Strength of consistent hashing:
- Multiple successful user cases. Consistent hashing is more widely used than rendezvous hashing, especially in Web2. Examples and implementations of consistent hashing are quite easy to find on the internet.
Weaknesses of consistent hashing:
- Scalability. The scalability of rendezvous hashing is better than that of consistent hashing, making it more suitable for large-scale global networks like the Xnode overlay network.
- Load Balancing. Rendezvous hashing distributes objects uniformly across the whole network, ensuring true decentralization and reducing the likelihood of bottlenecks.

Two-Phase Commit Protocol (2PC)

Reference: https://en.wikipedia.org/wiki/Two-phase_commit_protocol

2PC is one of the most commonly used and most simple consensus algorithms in distributed systems. It’s quite similar to BFT: both of them consist of two stages: “voting” and “completion”. RSCoin is one of the successful implementations of 2PC, as it uses a customized version of 2PC.

Compared with BFT:

Strengths of 2PC:
- Simplicity. 2PC is one of the simplest consensus algorithms and is a lot simpler than BFT, making it easier to understand and implement.
Weaknesses of 2PC:
- Reliability. One of the most important assumptions that 2PC made is that all the nodes do not crash forever, as the coordinator needs to receive a reply from all the other nodes. However, this is not practical in the Xnode overlay network since it’s global, and the network connection is more likely to be unstable.

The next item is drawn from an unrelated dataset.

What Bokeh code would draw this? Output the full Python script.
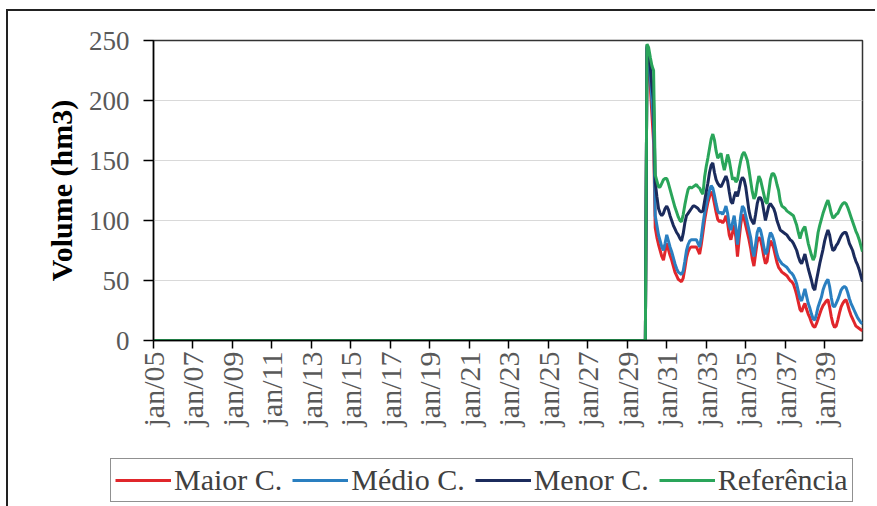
import math
from bokeh.plotting import figure
from bokeh.layouts import column, row
from bokeh.models import FixedTicker, Legend, LegendItem, Range1d
from bokeh.embed import file_html
from bokeh.resources import INLINE

# jan/05 .. dec/29: all series at zero
zero_months = 300
zeros = [0] * zero_months

# jan/30 .. dec/40, one row per year
referencia = [
    247, 244, 236, 229, 225, 138, 133, 128, 128, 131, 134, 135,
    135, 131, 126, 121, 116, 111, 107, 103, 100, 99, 105, 113,
    120, 126, 128, 127, 128, 129, 130, 128, 127, 124, 122, 136,
    145, 152, 160, 168, 172, 167, 158, 152, 154, 156, 148, 142,
    148, 155, 150, 142, 134, 136, 132, 134, 143, 150, 155, 157,
    154, 150, 142, 133, 124, 118, 121, 130, 137, 134, 128, 122,
    116, 114, 124, 134, 139, 139, 136, 130, 125, 116, 112, 111,
    110, 108, 107, 106, 105, 104, 100, 96, 90, 85, 90, 93,
    95, 88, 81, 76, 71, 67, 70, 80, 90, 96, 101, 106,
    110, 114, 117, 112, 106, 102, 103, 105, 106, 109, 112, 114,
    115, 114, 111, 107, 103, 99, 95, 91, 88, 84, 79, 74,
]
menor = [
    246, 240, 228, 212, 200, 132, 120, 110, 106, 104, 106, 110,
    112, 109, 104, 100, 96, 93, 90, 88, 85, 83, 89, 98,
    104, 106, 108, 110, 112, 112, 111, 110, 108, 107, 108, 116,
    124, 131, 140, 146, 148, 140, 134, 131, 129, 128, 131, 134,
    137, 133, 124, 116, 114, 120, 124, 120, 126, 133, 136, 134,
    128, 118, 108, 102, 99, 97, 105, 114, 119, 119, 116, 108,
    100, 106, 112, 114, 112, 110, 106, 100, 96, 92, 91, 90,
    89, 88, 86, 84, 83, 81, 78, 75, 70, 66, 64, 68,
    72, 66, 60, 55, 50, 44, 42, 50, 57, 64, 70, 76,
    83, 88, 92, 88, 80, 75, 76, 79, 81, 84, 87, 89,
    90, 90, 86, 81, 78, 75, 70, 66, 63, 59, 54, 49,
]
medio = [
    245, 236, 220, 200, 180, 104, 96, 88, 83, 78, 75, 81,
    88, 83, 78, 74, 69, 64, 60, 57, 56, 55, 58, 66,
    75, 80, 83, 84, 84, 84, 84, 81, 78, 86, 97, 106,
    113, 120, 125, 129, 127, 121, 114, 108, 106, 107, 105, 108,
    112, 106, 96, 92, 98, 104, 94, 80, 92, 104, 112, 110,
    104, 98, 92, 86, 76, 70, 80, 90, 94, 92, 86, 78,
    72, 74, 84, 90, 88, 84, 78, 72, 68, 66, 64, 63,
    62, 61, 59, 57, 56, 54, 51, 47, 41, 35, 33, 38,
    43, 37, 31, 27, 22, 18, 17, 22, 28, 32, 36, 42,
    46, 49, 51, 45, 36, 29, 28, 31, 34, 38, 42, 44,
    45, 44, 40, 35, 31, 28, 25, 22, 19, 17, 15, 14,
]
maior = [
    244, 232, 212, 188, 165, 94, 86, 80, 75, 70, 67, 74,
    81, 76, 71, 67, 62, 57, 54, 51, 50, 49, 52, 60,
    69, 74, 77, 78, 78, 78, 78, 75, 72, 80, 90, 100,
    108, 115, 120, 124, 121, 114, 107, 101, 99, 100, 98, 100,
    104, 98, 88, 84, 90, 96, 86, 70, 84, 97, 105, 102,
    96, 90, 84, 77, 68, 62, 72, 82, 86, 84, 78, 70,
    64, 66, 76, 83, 81, 77, 71, 65, 61, 59, 57, 56,
    55, 54, 52, 50, 49, 47, 43, 38, 32, 26, 24, 28,
    31, 26, 22, 19, 15, 12, 11, 14, 18, 22, 26, 29,
    31, 33, 34, 28, 20, 14, 11, 12, 17, 23, 28, 31,
    33, 34, 30, 25, 21, 18, 15, 12, 11, 10, 9, 8,
]

tick_labels = ["jan/05", "jan/07", "jan/09", "jan/11", "jan/13", "jan/15",
               "jan/17", "jan/19", "jan/21", "jan/23", "jan/25", "jan/27",
               "jan/29", "jan/31", "jan/33", "jan/35", "jan/37", "jan/39"]
y_ticks = [0, 50, 100, 150, 200, 250]

series_names = ["Maior C.", "Médio C.", "Menor C.", "Referência"]
series_vals = [maior, medio, menor, referencia]
series_colors = ["#e0262b", "#2a7fc0", "#1b2b5c", "#2aa55a"]

n_months = zero_months + len(referencia)
x = list(range(n_months))
tick_pos = [k * 24 for k in range(len(tick_labels))]

SERIF = "Liberation Serif"
LEGEND_FONT = "Times New Roman"
W = 867

p = figure(width=W, height=440, output_backend="svg", toolbar_location=None,
           x_range=Range1d(0, n_months - 1), y_range=Range1d(0, 250),
           min_border_left=145, min_border_right=13, min_border_top=29,
           min_border_bottom=111)
p.outline_line_color = "#333333"
p.outline_line_width = 1.5
p.background_fill_color = "white"
p.border_fill_color = "white"

p.xgrid.visible = False
p.ygrid.grid_line_color = "#d9d9d9"
p.ygrid.grid_line_width = 1.2
p.ygrid.ticker = FixedTicker(ticks=y_ticks)

p.xaxis.ticker = FixedTicker(ticks=tick_pos)
p.xaxis.major_label_overrides = {t: l for t, l in zip(tick_pos, tick_labels)}
p.xaxis.major_label_orientation = math.pi / 2
p.xaxis.major_tick_out = 8
p.xaxis.major_tick_in = 0
p.xaxis.minor_tick_line_color = None
p.xaxis.major_label_text_font = SERIF
p.xaxis.major_label_text_font_size = "30px"
p.xaxis.major_label_text_color = "#595959"
p.xaxis.major_label_standoff = 3
p.xaxis.axis_line_color = "black"
p.xaxis.axis_line_width = 1.5
p.xaxis.major_tick_line_color = "black"
p.xaxis.major_tick_line_width = 1.5

p.yaxis.ticker = FixedTicker(ticks=y_ticks)
p.yaxis.major_tick_out = 10
p.yaxis.major_tick_in = 0
p.yaxis.minor_tick_line_color = None
p.yaxis.major_label_text_font = SERIF
p.yaxis.major_label_text_font_size = "27px"
p.yaxis.major_label_text_color = "#595959"
p.yaxis.major_label_standoff = 14
p.yaxis.axis_line_color = "black"
p.yaxis.axis_line_width = 1.5
p.yaxis.major_tick_line_color = "black"
p.yaxis.major_tick_line_width = 1.5
p.yaxis.axis_label = "Volume (hm3)"
p.yaxis.axis_label_text_font = SERIF
p.yaxis.axis_label_text_font_style = "bold"
p.yaxis.axis_label_text_font_size = "30px"
p.yaxis.axis_label_text_color = "black"
p.yaxis.axis_label_standoff = 8

for vals, col in zip(series_vals, series_colors):
    p.line(x, zeros + vals, line_color=col, line_width=3)

# legend strip below the chart (stand-in renderers carry only the styles)
pl = figure(width=W, height=55, output_backend="svg", toolbar_location=None,
            x_range=Range1d(0, 1), y_range=Range1d(0, 1),
            x_axis_type=None, y_axis_type=None, min_border=0)
pl.outline_line_color = None
pl.grid.visible = False
pl.background_fill_color = "white"
pl.border_fill_color = "white"
items = []
for name, col in zip(series_names, series_colors):
    r = pl.line([float("nan")], [float("nan")], line_color=col, line_width=3)
    items.append(LegendItem(label=name, renderers=[r]))

legend = Legend(items=items, orientation="horizontal", location=(102, 4),
                label_text_font=LEGEND_FONT, label_text_font_size="30px",
                label_text_color="#404040", glyph_width=56, glyph_height=20,
                label_standoff=3, spacing=10, padding=4, margin=0,
                border_line_color="#222222", border_line_width=1.8,
                background_fill_alpha=1)
pl.add_layout(legend)

layout = column(p, row(pl), spacing=0)
layout.styles = {"border-top": "2px solid #222", "border-left": "2px solid #222",
                 "margin-left": "6px", "margin-top": "9px"}

open("out.html", "w").write(file_html(layout, INLINE))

The Raft Consensus Algorithm

Reference: https://en.wikipedia.org/wiki/Raft_(algorithm)

Raft is another commonly used consensus algorithm and has some successful use cases, like Etcd, TiDB, ClickHouse, and MongoDB. Raft is an optimized version of 2PC, which means that it’s also strongly consistent and can be treated as an alternative to BFT.

Compared with BFT

Strengths of Raft:
- Fault tolerance. Raft allows more node failures than BFT, which means that the availability of systems based on Raft is better than that of systems based on BFT, especially when the network connection is unstable or the reliability of nodes is not guaranteed.
- Efficiency. The voting progress of Raft is simpler than that of BFT, so the block time in systems based on Raft will be much faster than that of systems based on BFT.
Weaknesses of Raft:
- Non-democratic. BFT is democratic, but Raft is not. The leader of Raft is always assumed to be honest, making it impossible for followers to ask questions of the leader.
- Lack of usage in Web3. Raft is more commonly used in Web2 and doesn’t have many successful use cases in Web3. This makes it harder to apply in Web3.

Links to Research Papers

Distributed Architecture
- Microservices Definitions: Microservices
- P2P: Peer-to-peer — Wikipedia
Distributed Hash Table (DHT)
- DHT: Distributed hash table — Wikipedia
- CometBFT: What is CometBFT — v0.38
- Consistent Hashing: Consistent hashing — Wikipedia
- Redezvous Hashing: Rendezvous hashing — Wikipedia
Proof-of-Stake (PoS)
- Proof of stake — Wikipedia
Byzantine Fault Tolerance (BFT)
- BFT: Byzantine fault — Wikipedia
Consensus Algorithm Comparison
- Consensus Algorithms Compared: PoA vs IBFT vs Raft
- A Taxonomy of Blockchain Consensus Methods

Glossary

Xnode Overlay Network: The whole virtualized network that all the Xnodes form, supporting the main functionality of the Openmesh network. It’s also the first layer of the global network that all the Xnodes form.

Microservices: This word can refer to two similar concepts: 1. A kind of distributed architecture. 2. A lightweight service within that architecture. The precise meaning of this word depends on the context.
Resources: Any data stored into Xnode network or anything needed by virtualization.